Thursday night, I had the pleasure of seeing a classic tale of good versus evil in Central Michigan University’s own Bush Theatre. The Summer Theatre Program presented “The Strange Case of Dr. Jekyll and Mr. Hyde,” directed by Timothy D. Connors.

The simple set design was a perfect backdrop for one of the more confusing performances I have ever seen. It had eight main pieces of furniture arranged into different rooms on the stage by members of the cast. The grey background and black curtains allowed the audience to focus in on the actors.

Courtesy photo from CMU Media Channel, University Communications

The story begins with a renowned scientist, Jekyll, who is obsessed with the idea of having another person inside of oneself that is always looking for a way out. This obsession leads him to concoct a recipe that will let his inner, evil personality, Hyde, come out. Jekyll’s lies and Hyde’s anger lead to a very dramatic climax that includes three murders, one suicide and a vow of love. Don’t let the dramatic plot fool you, though; there is plenty of comic relief from the actors.

Dr. Jekyl and Mr. Hyde were performed by standout actor Kyle Burch, who could easily have a future in the theatre. The other two actors worth noting are Iana Neville as the Maid and Lucas Cosens as The Butler. Not only did these two perform as a maid and butler, they also performed as narrators, police and multiple other characters. Their transitions were quick, flawless and completely believable.

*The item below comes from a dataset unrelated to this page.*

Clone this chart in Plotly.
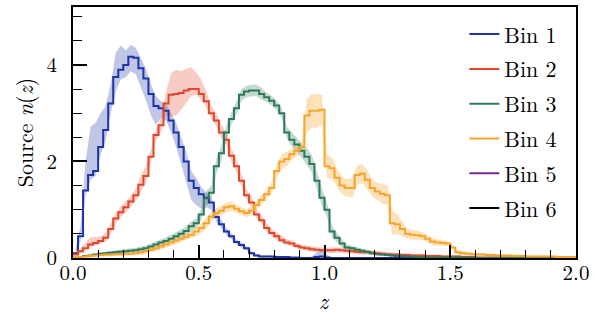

As beautilfully done as these character transitions were, they were also the most confusing part of the play. There were many times during the performance that the Maid and Butler step aside with a different light on them and become a completely different person. Neville and Cosens did their best to have different accents and mannerisms for each character, but the quick changes were still too much to follow when there were larger things in the plot occurring. These characters were essential for moving the play forward, but were distracting to the play as a whole.

I do encourage you to attend this play, even though I left with more confusion than I bargained for. The Bush Theatre is a beautiful, modern theatre that not enough students take advantage of. The actors are extremely dedicated to their parts and the ushers are more than helpful when you walk in.

The Strange Case of Dr. Jekyll and Mr. Hyde runs from September 4 through September 8. Each performance begins at 7:30 p.m. and the Sunday matinée begins at 2:00 p.m. If you missed this play, don’t fret! University Theatre is presenting Buffalo Gal from October 10 through 13 and October 17 through 20. All tickets can be purchased prior to show time at CMU Ticket Central or at the Bush Theatre Box office the night of.